American said nearly 1,800 flight attendants who were on leave would be returning to work soon and that it was hiring over 600 more flight attendants.
American Airlines canceled over 1,500 flights between Oct. 29 and Oct. 31, blaming staff shortages and inclement weather. In addition to 340 flights being canceled on Friday, 540 were canceled on Saturday, and 650 were canceled on Sunday, a spokeswoman for the Texas-based airline told The Epoch Times in an email.
In a letter to employees obtained by The Epoch Times, American’s Chief Operating Officer David Seymour blamed “severe winds” in the Dallas-Fort Worth area with creating the situation.
“With additional weather throughout the system, our staffing begins to run tight as crew members end up out of their regular flight sequences,” he said. “To make sure we are taking care of our customers and providing scheduling certainty for our crews, we have adjusted our operation for the last few days this month by proactively canceling some flights.”
American projects having the issues resolved soon.
The spokeswoman said that the problems aren’t related to the company’s COVID-19 vaccine mandate.
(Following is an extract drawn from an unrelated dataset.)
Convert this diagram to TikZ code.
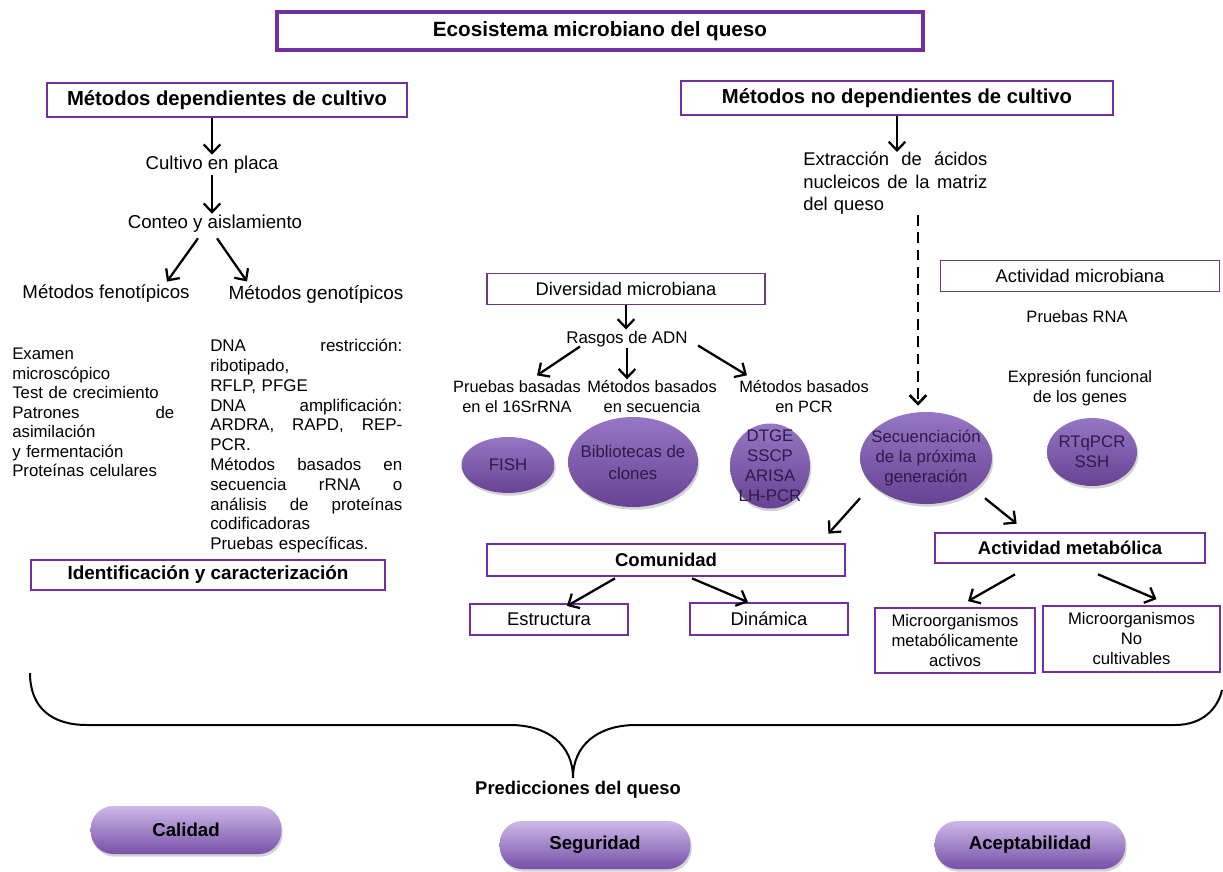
\documentclass[tikz,border=0pt]{standalone}
\usepackage{fontspec}
\setmainfont{Liberation Sans}
\usetikzlibrary{arrows.meta,positioning,calc,shadows,shapes.geometric}
\definecolor{boxpurple}{HTML}{7030A0}
\definecolor{linepurple}{HTML}{6B3A86}
\definecolor{elltop}{HTML}{9677C4}
\definecolor{ellbot}{HTML}{684294}
\definecolor{elltext}{HTML}{2E1A4A}
\definecolor{pilltop}{HTML}{CDB9E8}
\definecolor{pillbot}{HTML}{784FA9}
\newcommand\fs[2]{\fontsize{#1}{#2}\selectfont}
\newcommand\jus[2]{\makebox[#1][l]{\hbox to #1{#2}}}

\begin{document}
\begin{tikzpicture}[x=0.75pt,y=-0.75pt,
        arr/.style={-{Straight Barb[length=6.5pt,width=12.5pt]},line width=1.7pt},
        ell/.style={ellipse,inner sep=0pt,top color=elltop,bottom color=ellbot,
                draw=none,drop shadow={shadow xshift=1pt,shadow yshift=-2pt,opacity=.35}},
        elltxt/.style={align=center,text=elltext,font=\fs{12.6}{15}},
        pill/.style={rounded corners=17pt,inner sep=0pt,top color=pilltop,bottom color=pillbot,
                minimum width=143pt,minimum height=36pt,font=\bfseries\fs{14}{16},
                drop shadow={shadow xshift=1pt,shadow yshift=-2pt,opacity=.35}}]%
        \useasboundingbox (0,0) rectangle (1223,871); %%
        %\draw[step=100,color=gray,very thin] (0,0) grid (1223,871);%%
        % boxes
        \node[draw=boxpurple,line width=3pt,inner sep=0pt,minimum width=484.5pt,minimum height=28.5pt,
                font=\bfseries\fs{15.5}{18}] (eco) at (600,31) {Ecosistema microbiano del queso}; %%
        \begin{scope}[every node/.style={draw=boxpurple,line width=1.6pt,inner sep=0pt,
                minimum height=25.5pt,font=\bfseries\fs{15.2}{18}}]
        \node[minimum width=270pt] (dep) at (227,100) {Métodos dependientes de cultivo}; %%
        \node[minimum width=324pt] (nodep) at (897,98) {Métodos no dependientes de cultivo}; %%
        \node[minimum width=265pt,minimum height=23pt,font=\bfseries\fs{14.2}{17}] (ident) at (208,575)
                {Identificación y caracterización}; %%
        \node[minimum width=268.5pt,minimum height=24pt,line width=2pt,font=\bfseries\fs{13.9}{16}] (com)
                at (666,560) {Comunidad}; %%
        \node[minimum width=202.5pt,minimum height=22.5pt,line width=2pt,font=\bfseries\fs{13.8}{16}] (actmet)
                at (1070,548) {Actividad metabólica}; %%
        \end{scope}
        \begin{scope}[every node/.style={draw=linepurple,line width=1pt,inner sep=0pt,
                minimum height=23.5pt,font=\fs{13.7}{16}}]
        \node[minimum width=208.5pt] (div) at (626,289) {Diversidad microbiana}; %%
        \node[minimum width=209pt] (actm) at (1080,276) {Actividad microbiana}; %%
        \end{scope}
        \begin{scope}[every node/.style={draw=boxpurple,line width=1.3pt,inner sep=0pt,align=center}]
        \node[minimum width=118.5pt,minimum height=23.5pt,font=\fs{13.8}{16}] (estr) at (549,619.5) {Estructura}; %%
        \node[minimum width=118.5pt,minimum height=24pt,font=\fs{13.8}{16}] (dina) at (769,619) {Dinámica}; %%
        \node[minimum width=120pt,minimum height=48.75pt,font=\fs{12.5}{15}] (mact) at (955,640.5)
                {Microorganismos\\metabólicamente\\activos}; %%
        \node[minimum width=133pt,minimum height=49.5pt,font=\fs{12.5}{15}] (mnc) at (1131.5,639)
                {Microorganismos\\No\\cultivables}; %%
        \end{scope}
        % plain texts
        \begin{scope}[every node/.style={inner sep=1pt,align=center}]
        \node[font=\fs{14}{16}] (cultivo) at (212,165) {Cultivo en placa}; %%
        \node[font=\fs{14}{16}] (conteo) at (215,224) {Conteo y aislamiento}; %%
        \node[font=\fs{14}{16}] (feno) at (106,294) {Métodos fenotípicos}; %%
        \node[font=\fs{14.2}{16}] (geno) at (316,294) {Métodos genotípicos}; %%
        \node[font=\fs{12.7}{15}] (rasgos) at (627,339) {Rasgos de ADN}; %%
        \node[font=\fs{12.3}{15}] (p16) at (517,397) {Pruebas basadas\\en el 16SrRNA}; %%
        \node[font=\fs{12.3}{15}] (psec) at (652,397) {Métodos basados\\en secuencia}; %%
        \node[font=\fs{12.3}{15}] (ppcr) at (804,397) {Métodos basados\\en PCR}; %%
        \node[font=\fs{12.4}{15}] (prna) at (1077,317) {Pruebas RNA}; %%
        \node[font=\fs{12.4}{15}] (expr) at (1080,388) {Expresión funcional\\de los genes}; %%
        \node[font=\bfseries\fs{13.8}{16}] (pred) at (578,790) {Predicciones del queso}; %%
        \end{scope}
        \begin{scope}[every node/.style={inner sep=0pt,anchor=north west,align=left}]
        \node[text width=121.5pt,font=\fs{12.6}{14.6}] (feno list) at (12,348)
                {Examen\\microscópico\\Test de crecimiento\\\jus{121.5pt}{Patrones\hfill de}\\asimilación\\
                y fermentación\\Proteínas celulares}; %%
        \node[text width=144pt,font=\fs{12.7}{14.85}] (geno list) at (210,339)
                {\jus{144pt}{DNA\hfill restricción:}\\ribotipado,\\RFLP, PFGE\\
                \jus{144pt}{DNA\hfill amplificación:}\\\jus{144pt}{ARDRA,\hfill RAPD,\hfill REP-}\\PCR.\\
                \jus{144pt}{Métodos\hfill basados\hfill en}\\\jus{144pt}{secuencia\hfill rRNA\hfill o}\\
                \jus{144pt}{análisis\hfill de\hfill proteínas}\\codificadoras\\Pruebas específicas.}; %%
        \node[text width=138pt,font=\fs{13.8}{16.9}] (extr) at (803,152)
                {\jus{138pt}{Extracción\hfill de\hfill ácidos}\\\jus{138pt}{nucleicos\hfill de\hfill la\hfill matriz}\\
                del queso}; %%
        \end{scope}
        % ellipses
        \node[ell,minimum width=69.75pt,minimum height=42pt,label={[elltxt]center:FISH}] (fish) at (508,465) {}; %%
        \node[ell,minimum width=97.5pt,minimum height=67.5pt,
                label={[elltxt,font=\fs{12.6}{16.5}]center:{Bibliotecas de\\clones}}] (biblio) at (633,462) {}; %%
        \node[ell,minimum width=60pt,minimum height=63.75pt,
                label={[elltxt]center:{DTGE\\SSCP\\ARISA\\LH-PCR}}] (dtge) at (770,466) {}; %%
        \node[ell,minimum width=99pt,minimum height=69pt,
                label={[elltxt]center:{Secuenciación\\de la próxima\\generación}}] (secu) at (926,458) {}; %%
        \node[ell,minimum width=67.5pt,minimum height=51pt,
                label={[elltxt]center:{RTqPCR\\SSH}}] (rtq) at (1092,452) {}; %%
        % prediction pills
        \node[pill] (cal) at (186,830) {Calidad}; %%
        \node[pill] (seg) at (595,845) {Seguridad}; %%
        \node[pill] (acep) at (1030,845) {Aceptabilidad}; %%
        % arrows
        \draw[arr] (dep.south -| cultivo.north) -- (cultivo.north); %%
        \draw[arr] (cultivo.south) -- (cultivo.south |- conteo.north); %%
        \draw[arr] ($(conteo.south)+(-17,4)$) -- ($(feno.north)+(61,-2)$); %%
        \draw[arr] ($(conteo.south)+(2,4)$) -- ($(geno.north)+(-69,-2)$); %%
        \draw[arr] (div.south) -- (div.south |- rasgos.north); %%
        \draw[arr] ($(rasgos.south)+(-47,-2)$) -- ($(p16.north)+(20,-4)$); %%
        \draw[arr] (rasgos.south) -- (rasgos.south |- psec.north); %%
        \draw[arr] ($(rasgos.south)+(71,-3)$) -- ($(ppcr.north)+(-57,-4)$); %%
        \draw[arr] (nodep.south) -- (nodep.south |- extr.north); %%
        \draw[arr,line width=2pt,dash pattern=on 8pt off 5pt] ($(secu.north |- extr.south)+(-8,0)$)
                -- ($(secu.north)+(-8,-6)$); %%
        \draw[arr] ($(secu.south)+(-66,-6)$) -- ($(com.north east)+(-18,-9)$); %%
        \draw[arr] ($(secu.south)+(59,-6)$) -- ($(actmet.north west)+(83,-8)$); %%
        \draw[arr] ($(com.south)+(-51,1)$) -- ($(estr.north)+(18,3)$); %%
        \draw[arr] ($(com.south)+(26,1)$) -- ($(dina.north)+(-21,0)$); %%
        \draw[arr] ($(actmet.south)+(-55,10)$) -- ($(mact.north)+(13,-6)$); %%
        \draw[arr] ($(actmet.south)+(28,10)$) -- ($(mnc.north)+(25,-6)$); %%
        % brace
        \coordinate (tip) at ($(pred.north)+(-5,-2)$); %%
        \draw[line width=1.5pt] (30,673) .. controls (30,708) and (52,725) .. (87,725) -- (510,725)
                .. controls (548,725) and (tip |- 0,745) .. (tip)
                .. controls (tip |- 0,745) and (598,725) .. (636,725) -- (1175,725)
                .. controls (1203,725) and (1218,708) .. (1222,690); %%
\end{tikzpicture}
\end{document}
Capt. Dennis Tajer, a spokesman for the Allied Pilots Association, which represents American pilots, also said the cancellations are not linked to the vaccination requirements. Weather was the catalyst, but management failure also contributed, Tajer told The Epoch Times in an email.
“Management is failing at the most fundamental part of running an airline. Connecting crews to the airplane. Our employees are suffering this failure as much as passengers as crews are stuck out into their days off while scrambling to find hotels,” he said.
“Mother nature generates a storm and management’s failure to properly schedule creates storms days after,” he added.
Of the flights canceled on Saturday, all but around a dozen were due to the inability to connect workers to airplanes, Tajer said.
American announced the COVID-19 vaccine mandate on Oct. 1.
“While we are still working through the details of the federal requirements, it is clear that team members who choose to remain unvaccinated will not be able to work at American Airlines,” Doug Parker, American Airlines chief executive, said in a memorandum that day.
Executives at the company later said employees must be fully vaccinated by Nov. 24 or be fired.
Most U.S.-based airlines have imposed mandates, some in response to President Joe Biden’s plans to force private businesses to either get proof of vaccination from employees or require them to undergo weekly COVID-19 testing.
The head of the pilots association warned the White House and Congress last month that mandates could trigger chaos in the near future.
Southwest Airlines canceled thousands of flights earlier this month, leaving many travelers stranded for days. The airline claimed the problems were mostly due to unfavorable weather and not related to the mandate it imposed, though other airlines didn’t suffer problems at the same time and it later delayed a plan to put workers who don’t comply with the vaccination requirements on unpaid leave.
In addition to the weekend cancellations from American, the airline delayed hundreds of flights between Friday and Sunday, according to the tracking site FlightAware. That included 73 delays early Oct. 31.
American said nearly 1,800 flight attendants who were on leave would be returning to work soon and that it was hiring over 600 more flight attendants, in addition to working to hire 4,000 workers for other positions.
“The hiring of pilots and within tech ops continues to take place, and we already began ramping up hiring in reservations so more team members will be in place for the holiday season,” it said.